### Description of the task
Pictures in the entries below are excluded; copy only the lines from the one containing "Emit a Python" to the one containing "b2 = ax.bar(x", both included.

### Record list
============================================================

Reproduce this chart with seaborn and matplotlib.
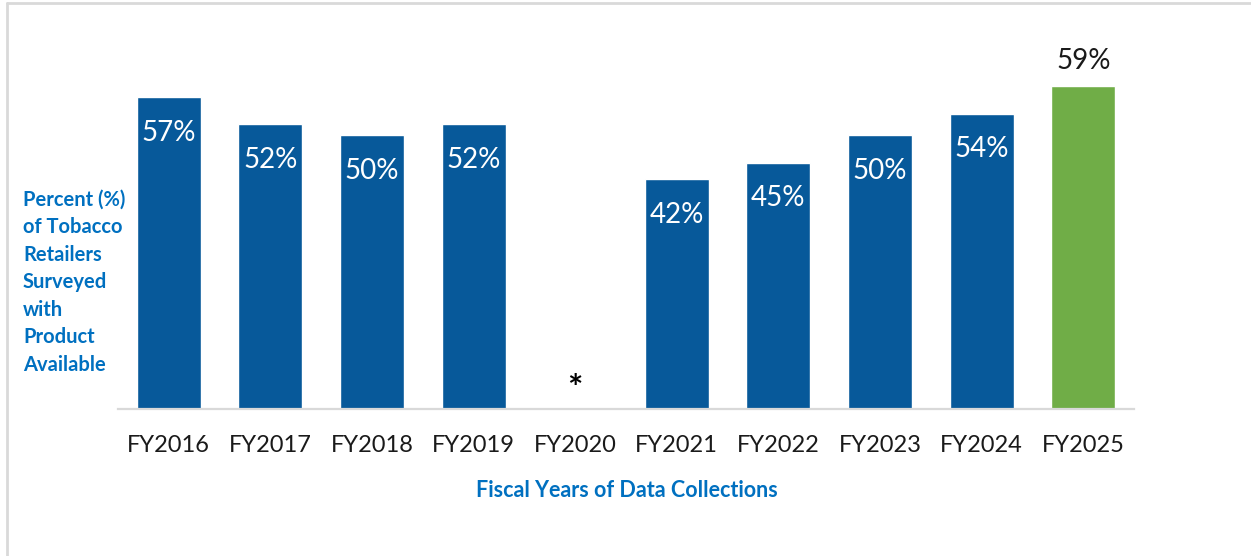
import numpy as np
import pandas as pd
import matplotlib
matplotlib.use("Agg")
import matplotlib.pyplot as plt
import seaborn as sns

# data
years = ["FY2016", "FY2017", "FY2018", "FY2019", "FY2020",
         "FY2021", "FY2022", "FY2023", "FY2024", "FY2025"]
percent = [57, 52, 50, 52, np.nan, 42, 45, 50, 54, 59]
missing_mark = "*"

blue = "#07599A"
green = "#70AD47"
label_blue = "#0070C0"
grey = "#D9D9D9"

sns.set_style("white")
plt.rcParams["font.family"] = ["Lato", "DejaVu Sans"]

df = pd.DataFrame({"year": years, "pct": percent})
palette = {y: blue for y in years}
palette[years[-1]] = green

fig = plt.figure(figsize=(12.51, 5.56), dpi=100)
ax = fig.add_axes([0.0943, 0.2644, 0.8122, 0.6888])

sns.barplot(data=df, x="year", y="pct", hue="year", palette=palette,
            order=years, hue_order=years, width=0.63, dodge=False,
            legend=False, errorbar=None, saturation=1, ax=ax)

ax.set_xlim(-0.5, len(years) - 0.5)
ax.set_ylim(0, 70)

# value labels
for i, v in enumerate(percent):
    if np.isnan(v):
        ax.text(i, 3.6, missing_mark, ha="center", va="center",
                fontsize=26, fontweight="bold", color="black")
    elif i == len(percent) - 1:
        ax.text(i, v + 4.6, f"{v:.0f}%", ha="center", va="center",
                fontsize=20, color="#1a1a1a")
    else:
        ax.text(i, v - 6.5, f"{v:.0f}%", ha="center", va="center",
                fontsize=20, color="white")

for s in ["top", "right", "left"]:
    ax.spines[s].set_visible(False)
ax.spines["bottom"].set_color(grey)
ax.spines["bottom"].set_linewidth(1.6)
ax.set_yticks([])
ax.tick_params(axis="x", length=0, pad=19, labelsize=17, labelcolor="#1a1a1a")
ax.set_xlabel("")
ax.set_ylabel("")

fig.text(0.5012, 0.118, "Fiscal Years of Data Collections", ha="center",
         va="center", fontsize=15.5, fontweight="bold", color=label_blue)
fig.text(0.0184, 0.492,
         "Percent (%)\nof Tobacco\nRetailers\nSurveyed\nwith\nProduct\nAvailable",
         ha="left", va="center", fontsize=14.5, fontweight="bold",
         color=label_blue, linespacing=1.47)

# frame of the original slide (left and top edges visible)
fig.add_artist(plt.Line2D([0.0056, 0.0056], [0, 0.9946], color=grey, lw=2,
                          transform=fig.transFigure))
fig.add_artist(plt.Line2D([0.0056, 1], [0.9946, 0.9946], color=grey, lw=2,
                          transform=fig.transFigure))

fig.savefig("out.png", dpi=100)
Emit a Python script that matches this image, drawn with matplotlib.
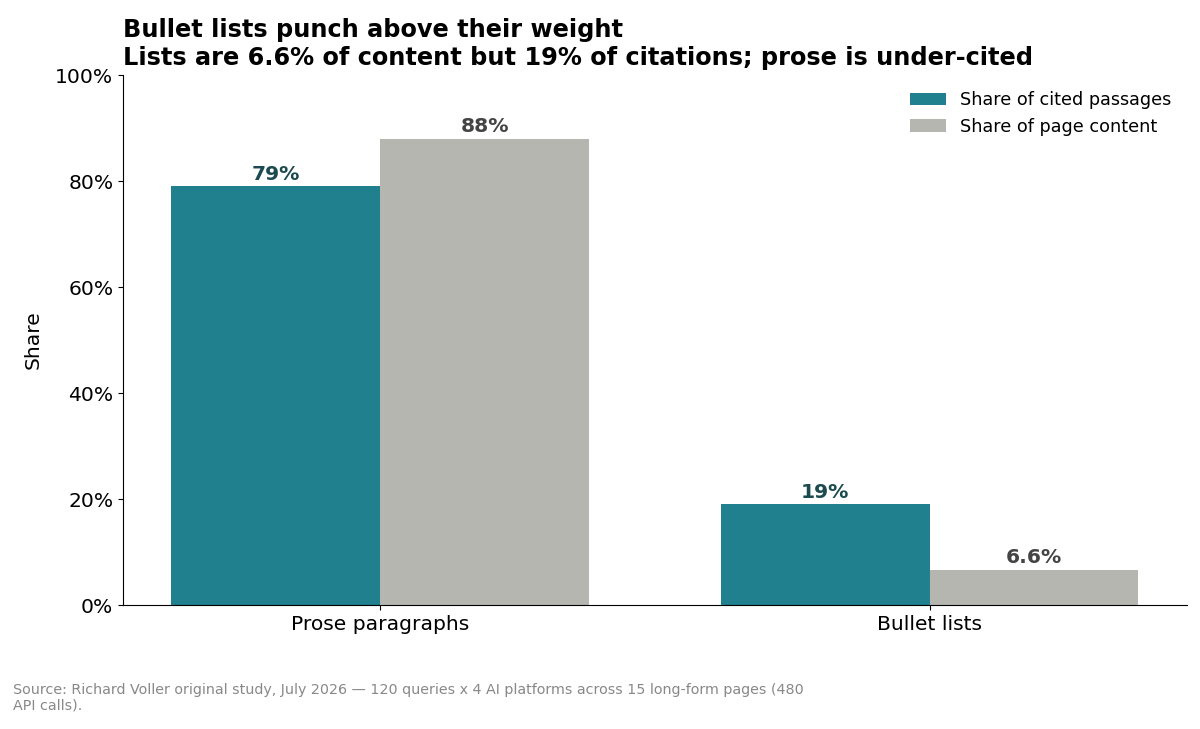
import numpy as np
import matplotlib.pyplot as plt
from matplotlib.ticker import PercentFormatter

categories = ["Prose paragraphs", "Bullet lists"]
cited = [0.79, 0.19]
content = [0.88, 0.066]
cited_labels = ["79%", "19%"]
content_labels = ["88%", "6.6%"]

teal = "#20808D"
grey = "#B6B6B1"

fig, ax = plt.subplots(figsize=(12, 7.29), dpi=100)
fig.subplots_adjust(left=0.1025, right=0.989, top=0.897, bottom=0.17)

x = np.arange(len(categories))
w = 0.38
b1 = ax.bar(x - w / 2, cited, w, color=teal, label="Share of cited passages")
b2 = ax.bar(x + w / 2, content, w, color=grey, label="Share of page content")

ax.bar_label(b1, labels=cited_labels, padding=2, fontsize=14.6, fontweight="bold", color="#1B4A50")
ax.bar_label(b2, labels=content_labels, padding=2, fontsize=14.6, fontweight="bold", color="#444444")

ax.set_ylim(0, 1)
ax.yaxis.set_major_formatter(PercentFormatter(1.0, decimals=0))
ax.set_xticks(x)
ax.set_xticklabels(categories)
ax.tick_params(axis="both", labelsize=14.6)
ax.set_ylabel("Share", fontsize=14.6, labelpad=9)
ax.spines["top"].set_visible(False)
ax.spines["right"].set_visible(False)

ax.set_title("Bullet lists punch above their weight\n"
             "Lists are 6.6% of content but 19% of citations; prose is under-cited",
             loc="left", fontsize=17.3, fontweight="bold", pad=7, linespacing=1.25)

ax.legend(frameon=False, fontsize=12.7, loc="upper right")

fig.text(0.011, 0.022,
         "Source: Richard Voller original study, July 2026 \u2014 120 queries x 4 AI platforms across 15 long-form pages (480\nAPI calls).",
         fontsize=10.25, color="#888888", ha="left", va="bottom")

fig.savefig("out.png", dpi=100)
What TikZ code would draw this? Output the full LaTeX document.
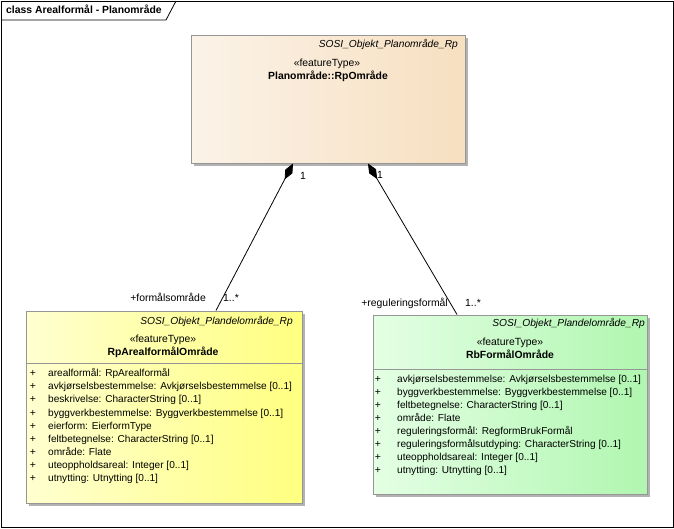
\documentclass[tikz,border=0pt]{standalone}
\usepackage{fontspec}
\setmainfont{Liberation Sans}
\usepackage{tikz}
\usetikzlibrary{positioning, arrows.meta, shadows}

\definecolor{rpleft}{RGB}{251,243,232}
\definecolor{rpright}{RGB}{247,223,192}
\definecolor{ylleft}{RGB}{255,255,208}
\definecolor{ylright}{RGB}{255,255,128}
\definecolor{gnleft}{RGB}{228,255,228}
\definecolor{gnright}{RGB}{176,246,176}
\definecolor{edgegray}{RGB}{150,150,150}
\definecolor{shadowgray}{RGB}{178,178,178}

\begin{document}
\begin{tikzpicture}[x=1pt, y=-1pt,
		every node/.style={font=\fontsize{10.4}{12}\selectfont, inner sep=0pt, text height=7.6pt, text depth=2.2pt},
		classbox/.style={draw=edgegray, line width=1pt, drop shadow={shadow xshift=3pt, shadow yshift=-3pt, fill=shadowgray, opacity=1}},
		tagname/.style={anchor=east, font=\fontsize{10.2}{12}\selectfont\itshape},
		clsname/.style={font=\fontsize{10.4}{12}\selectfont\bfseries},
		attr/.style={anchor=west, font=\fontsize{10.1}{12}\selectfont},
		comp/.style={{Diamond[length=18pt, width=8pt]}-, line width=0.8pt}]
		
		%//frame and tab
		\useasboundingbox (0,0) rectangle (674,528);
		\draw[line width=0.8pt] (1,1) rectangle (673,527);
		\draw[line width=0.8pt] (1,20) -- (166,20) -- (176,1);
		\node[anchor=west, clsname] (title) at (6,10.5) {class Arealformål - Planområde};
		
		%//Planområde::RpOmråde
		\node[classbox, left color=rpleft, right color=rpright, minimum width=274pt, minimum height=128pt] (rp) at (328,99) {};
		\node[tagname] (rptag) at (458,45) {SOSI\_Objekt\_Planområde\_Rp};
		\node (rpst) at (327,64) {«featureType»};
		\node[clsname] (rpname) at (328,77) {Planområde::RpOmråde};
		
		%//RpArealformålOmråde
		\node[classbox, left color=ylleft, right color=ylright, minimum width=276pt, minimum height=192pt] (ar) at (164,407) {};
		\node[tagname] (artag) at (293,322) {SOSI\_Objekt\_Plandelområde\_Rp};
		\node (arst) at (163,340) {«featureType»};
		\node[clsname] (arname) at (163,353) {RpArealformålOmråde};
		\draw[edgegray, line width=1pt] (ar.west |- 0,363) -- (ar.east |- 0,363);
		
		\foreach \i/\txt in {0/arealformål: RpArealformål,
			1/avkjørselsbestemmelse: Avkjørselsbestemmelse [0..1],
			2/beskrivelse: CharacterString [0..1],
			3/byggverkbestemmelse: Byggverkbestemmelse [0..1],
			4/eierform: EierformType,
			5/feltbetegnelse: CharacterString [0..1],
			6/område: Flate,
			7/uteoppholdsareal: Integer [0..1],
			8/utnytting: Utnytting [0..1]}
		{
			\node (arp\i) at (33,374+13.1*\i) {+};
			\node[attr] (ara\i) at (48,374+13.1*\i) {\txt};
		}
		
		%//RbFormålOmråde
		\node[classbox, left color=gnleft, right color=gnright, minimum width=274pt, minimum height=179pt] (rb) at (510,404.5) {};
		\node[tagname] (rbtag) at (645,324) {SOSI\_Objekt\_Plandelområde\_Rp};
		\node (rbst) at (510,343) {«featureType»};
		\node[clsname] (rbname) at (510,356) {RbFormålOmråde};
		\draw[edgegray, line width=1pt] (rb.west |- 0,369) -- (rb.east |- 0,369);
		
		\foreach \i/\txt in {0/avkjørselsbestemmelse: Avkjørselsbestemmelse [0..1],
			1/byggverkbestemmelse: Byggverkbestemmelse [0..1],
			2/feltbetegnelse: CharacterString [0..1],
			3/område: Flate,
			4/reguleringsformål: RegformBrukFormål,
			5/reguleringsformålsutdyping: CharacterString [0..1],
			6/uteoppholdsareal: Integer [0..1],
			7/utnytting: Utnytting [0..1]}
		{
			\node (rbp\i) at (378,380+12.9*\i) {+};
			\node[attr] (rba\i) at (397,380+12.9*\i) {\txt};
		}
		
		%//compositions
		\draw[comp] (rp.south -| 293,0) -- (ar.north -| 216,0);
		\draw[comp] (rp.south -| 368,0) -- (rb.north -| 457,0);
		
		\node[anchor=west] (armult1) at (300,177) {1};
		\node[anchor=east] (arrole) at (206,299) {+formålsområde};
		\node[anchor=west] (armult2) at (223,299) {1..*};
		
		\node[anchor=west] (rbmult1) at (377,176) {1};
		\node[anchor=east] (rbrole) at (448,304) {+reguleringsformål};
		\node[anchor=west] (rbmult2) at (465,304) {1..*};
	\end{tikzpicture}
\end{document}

============================================================

### Final result
Emit a Python script that matches this image, drawn with matplotlib.
import numpy as np
import matplotlib.pyplot as plt
from matplotlib.ticker import PercentFormatter

categories = ["Prose paragraphs", "Bullet lists"]
cited = [0.79, 0.19]
content = [0.88, 0.066]
cited_labels = ["79%", "19%"]
content_labels = ["88%", "6.6%"]

teal = "#20808D"
grey = "#B6B6B1"

fig, ax = plt.subplots(figsize=(12, 7.29), dpi=100)
fig.subplots_adjust(left=0.1025, right=0.989, top=0.897, bottom=0.17)

x = np.arange(len(categories))
w = 0.38
b1 = ax.bar(x - w / 2, cited, w, color=teal, label="Share of cited passages")
b2 = ax.bar(x + w / 2, content, w, color=grey, label="Share of page content")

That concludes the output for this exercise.